The first, Oyarzun said, is to attract new economic investment to the county and encourage the expansion of existing non-residential development.
"Considering that our non-residential assessment, including M&E, is about $40 million, with most properties sitting at the $200,000 mark. We want to increase that assessment," she said.
The other goals of the bylaw were to diversify the county's economy, reducing the reliance on the energy sector and support overall community growth.
Oyarzun said the need for municipalities to become less reliant on the energy sector was self-evident as they have been forced to write off hundreds of thousands in unpaid linear property taxes.
She also noted that a similar tax-exemption program for the energy sector already exists.
"[The province] has mandated that municipalities oil and gas companies provide a three-year tax exemption for any new oil and gas assessment and development," Oyarzun said.
Preugschas asked if the bylaw allowed the county to extend that tax exemption for energy companies involved in new development beyond three years.
Oyarzun and reeve Doug Drozd, a member of the policy committee, said no, adding they purposely excluded energy companies from the bylaw.
"But that does not exclude the possibility for council if they decided they wanted to continue to offer energy companies wishing to expand their operations, in the future," Oyarzun said, noting council could either amend the bylaw or draft a new one.
Eligibility and how the bylaw would work
Under the bylaw, a non-residential property that made improvements through new construction or machinery and/or replacing or upgrading a facility that increased the assessment value would be eligible to receive a portion of their property tax exempted.
In the first year, changes and additions to the property would get a 100 per cent exemption.
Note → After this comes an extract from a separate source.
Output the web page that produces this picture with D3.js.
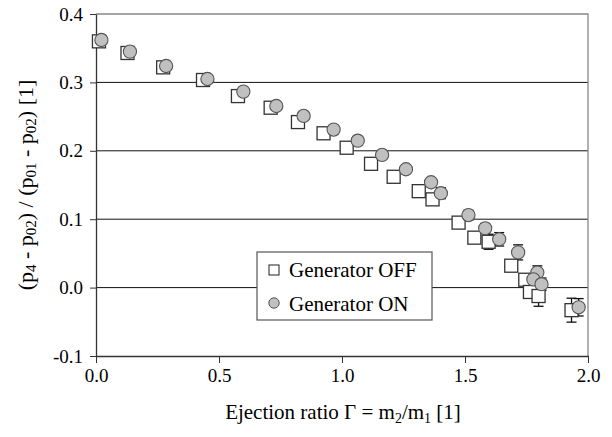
<!DOCTYPE html>
<html>
<head>
<meta charset="utf-8">
<script src="https://cdn.jsdelivr.net/npm/d3@7"></script>
</head>
<body style="margin:0">
<span style="position:absolute;left:-999px;top:0;font-family:'Liberation Serif';font-size:20px">0.1 Generator OFF Γ</span>
<div id="chart"></div>
<script>
// Generator OFF (squares)
var offX   = [0.012, 0.128, 0.273, 0.435, 0.577, 0.710, 0.821, 0.925, 1.019, 1.118, 1.210,
              1.312, 1.368, 1.474, 1.538, 1.596, 1.688, 1.745, 1.764, 1.799, 1.933];
var offY   = [0.360, 0.343, 0.322, 0.3035, 0.280, 0.263, 0.242, 0.2256, 0.2045, 0.181, 0.162,
              0.141, 0.129, 0.095, 0.073, 0.067, 0.032, 0.0115, -0.0064, -0.0123, -0.033];
var offErr = [0, 0, 0, 0, 0, 0, 0, 0, 0, 0, 0,
              0, 0, 0, 0, 0.011, 0.008, 0, 0.008, 0.015, 0.0175];
// Generator ON (circles)
var onX    = [0.022, 0.138, 0.285, 0.453, 0.599, 0.733, 0.844, 0.966, 1.064, 1.163, 1.260,
              1.362, 1.402, 1.514, 1.582, 1.639, 1.716, 1.794, 1.778, 1.811, 1.962];
var onY    = [0.362, 0.345, 0.324, 0.305, 0.2865, 0.2655, 0.251, 0.231, 0.2148, 0.194, 0.173,
              0.154, 0.138, 0.106, 0.0867, 0.0706, 0.0515, 0.022, 0.012, 0.005, -0.0288];
var onErr  = [0, 0, 0, 0, 0, 0, 0, 0, 0, 0, 0,
              0, 0.008, 0.007, 0.007, 0.0098, 0.011, 0.0098, 0.008, 0.009, 0.0127];

var xTicks = [0, 0.5, 1.0, 1.5, 2.0];
var yTicks = [-0.1, 0, 0.1, 0.2, 0.3, 0.4];
var seriesNames = ["Generator OFF", "Generator ON"];

var FONT = "Liberation Serif";
var W = 612, H = 437;
var margin = {top: 14, right: 24, bottom: 81, left: 96};
var width = W - margin.left - margin.right,
    height = H - margin.top - margin.bottom;

var svg = d3.select("#chart").append("svg")
    .attr("width", W).attr("height", H)
    .style("font-family", FONT);
var g = svg.append("g")
    .attr("transform", "translate(" + margin.left + "," + margin.top + ")");

var x = d3.scaleLinear().domain([0, 2]).range([0, width]);
var y = d3.scaleLinear().domain([-0.1, 0.4]).range([height, 0]);

// horizontal gridlines (0.4 is the gray frame)
g.selectAll(".grid")
    .data(yTicks.filter(function(d) { return d > -0.1 && d < 0.4; }))
    .enter().append("line")
    .attr("x1", 0).attr("x2", width)
    .attr("y1", function(d) { return y(d); })
    .attr("y2", function(d) { return y(d); })
    .attr("stroke", "#111").attr("stroke-width", 1);

// plot frame (top and right in gray)
g.append("path")
    .attr("d", "M0," + y(0.4) + "H" + width + "V" + height)
    .attr("fill", "none").attr("stroke", "#888").attr("stroke-width", 1.3);

var fmt = function(d) { return d < 0 ? "-" + d3.format(".1f")(-d) : d3.format(".1f")(d); };
var xAxis = d3.axisBottom(x).tickValues(xTicks).tickFormat(fmt)
    .tickSizeInner(7).tickSizeOuter(0).tickPadding(6);
var yAxis = d3.axisLeft(y).tickValues(yTicks).tickFormat(fmt)
    .tickSizeInner(6).tickSizeOuter(0).tickPadding(7);

g.append("g").attr("class", "axis")
    .attr("transform", "translate(0," + height + ")").call(xAxis);
g.append("g").attr("class", "axis").call(yAxis);
g.selectAll(".axis").attr("font-family", null).attr("font-size", null);
g.selectAll(".axis text")
    .style("font-family", FONT).style("font-size", "19px").attr("fill", "#000");
g.selectAll(".axis line").attr("stroke", "#333");
g.selectAll(".axis .domain").attr("stroke", "#333").attr("stroke-width", 1.3);

var off = offX.map(function(v, i) { return {x: v, y: offY[i], e: offErr[i]}; });
var on = onX.map(function(v, i) { return {x: v, y: onY[i], e: onErr[i]}; });

function errorBars(data) {
    var eb = g.append("g").selectAll("g")
        .data(data.filter(function(d) { return d.e > 0; }))
        .enter().append("g").attr("stroke", "#111").attr("stroke-width", 1.3);
    eb.append("line")
        .attr("x1", function(d) { return x(d.x); }).attr("x2", function(d) { return x(d.x); })
        .attr("y1", function(d) { return y(d.y - d.e); }).attr("y2", function(d) { return y(d.y + d.e); });
    [1, -1].forEach(function(s) {
        eb.append("line")
            .attr("x1", function(d) { return x(d.x) - 5; }).attr("x2", function(d) { return x(d.x) + 5; })
            .attr("y1", function(d) { return y(d.y + s * d.e); })
            .attr("y2", function(d) { return y(d.y + s * d.e); });
    });
}
errorBars(off);
errorBars(on);

g.append("g").selectAll("rect")
    .data(off).enter().append("rect")
    .attr("x", function(d) { return x(d.x) - 6.5; })
    .attr("y", function(d) { return y(d.y) - 6.5; })
    .attr("width", 13).attr("height", 13)
    .attr("fill", "#fff").attr("stroke", "#333").attr("stroke-width", 1.3);

g.append("g").selectAll("circle")
    .data(on).enter().append("circle")
    .attr("cx", function(d) { return x(d.x); })
    .attr("cy", function(d) { return y(d.y); })
    .attr("r", 6.6)
    .attr("fill", "#c0c0c0").attr("stroke", "#555").attr("stroke-width", 1.1);

// legend
var lg = svg.append("g").attr("transform", "translate(257,252)");
lg.append("rect").attr("width", 175).attr("height", 68)
    .attr("fill", "#fff").attr("stroke", "#555").attr("stroke-width", 1.2);
lg.append("rect").attr("x", 12).attr("y", 13).attr("width", 10).attr("height", 10)
    .attr("fill", "#fff").attr("stroke", "#333").attr("stroke-width", 1.1);
lg.append("circle").attr("cx", 17).attr("cy", 51).attr("r", 5.2)
    .attr("fill", "#c0c0c0").attr("stroke", "#555").attr("stroke-width", 1);
lg.selectAll("text").data(seriesNames).enter().append("text")
    .attr("x", 32).attr("y", function(d, i) { return 25 + i * 34; })
    .style("font-family", FONT).style("font-size", "21px").text(function(d) { return d; });

// x title
var xt = svg.append("text")
    .attr("x", margin.left + width / 2 + 1).attr("y", 419)
    .attr("text-anchor", "middle")
    .style("font-family", FONT).style("font-size", "21px");
xt.append("tspan").text("Ejection ratio Γ = m");
xt.append("tspan").style("font-size", "14px").attr("dy", 4).text("2");
xt.append("tspan").attr("dy", -4).text("/m");
xt.append("tspan").style("font-size", "14px").attr("dy", 4).text("1");
xt.append("tspan").attr("dy", -4).text("  [1]");

// y title
var yt = svg.append("text")
    .attr("transform", "translate(33," + (margin.top + height / 2) + ") rotate(-90)")
    .attr("text-anchor", "middle")
    .style("font-family", FONT).style("font-size", "22px");
yt.append("tspan").text("(p");
yt.append("tspan").style("font-size", "15px").attr("dy", 3).text("4");
yt.append("tspan").attr("dy", -3).text(" - p");
yt.append("tspan").style("font-size", "15px").attr("dy", 3).text("02");
yt.append("tspan").attr("dy", -3).text(") / (p");
yt.append("tspan").style("font-size", "15px").attr("dy", 3).text("01");
yt.append("tspan").attr("dy", -3).text(" - p");
yt.append("tspan").style("font-size", "15px").attr("dy", 3).text("02");
yt.append("tspan").attr("dy", -3).text(") [1]");
</script>
</body>
</html>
In the second and third year, the amount exempted would vary depending on the value of the change. In the second year, improvements worth $100,001 and $500,000 would see a 50 per cent exemption. For increases of assessment value from $500,0001 and $1,000,000, the exemption increases to 75 per cent. If the assessed value of the improvements is worth more than $5,000,000, companies would see a 100 per cent exemption.
In the third year, assessed improvement of $5,000,000 continue to receive a 100 per cent exemption, while improvements from $1,000,001 to $5,000,000 receive a 50 per cent exemption.
The exemption does not apply to the value of the land itself or the school or seniors housing requisition that the province requires municipalities to collect on their behalf. Any exemptions would be based on a company's 2022 assessment.
Oyarzun said the county is only one of a few municipalities that have such a bylaw, adding that the majority of those that do the eligibility and application process is very complicated.
"We might be able to capitalize on that," she said.
Drozd agreed, saying there might be companies that are on the cusp of a major expansion project or considering relocating "and this might just push them over the edge in a good way."
He added the fact the county has only four businesses in the M&E category emphasizes the need for the municipality to try to attract more investment.
Preugschas agreed with the concept but felt the graduated investment scale was unfair to those making smaller improvements.
"I'm not sure whats the answer," he said. "I don't like that we are treating people differently. I think it has to be more fair and equal across the categories."
Deputy reeve Marvin Schatz, while sympathizing with Preugschas, said by putting people and companies who make a relatively small investment or improvement to their properties they could be chasing away those willing to make a larger investment.
"I can see them saying, ‘why should I invest $5 million if I am going to see the same exemption as someone who only invested $10,000?’," he said.
Coun. Darrell Troock believed the graduated tax exemption was "more than fair."
"Someone adding a $20,000 to $100,000 is not a huge investment today," he said. "In the first year, everyone is getting a 100 per cent exemption ... and after that, you get a percentage off based on your investment."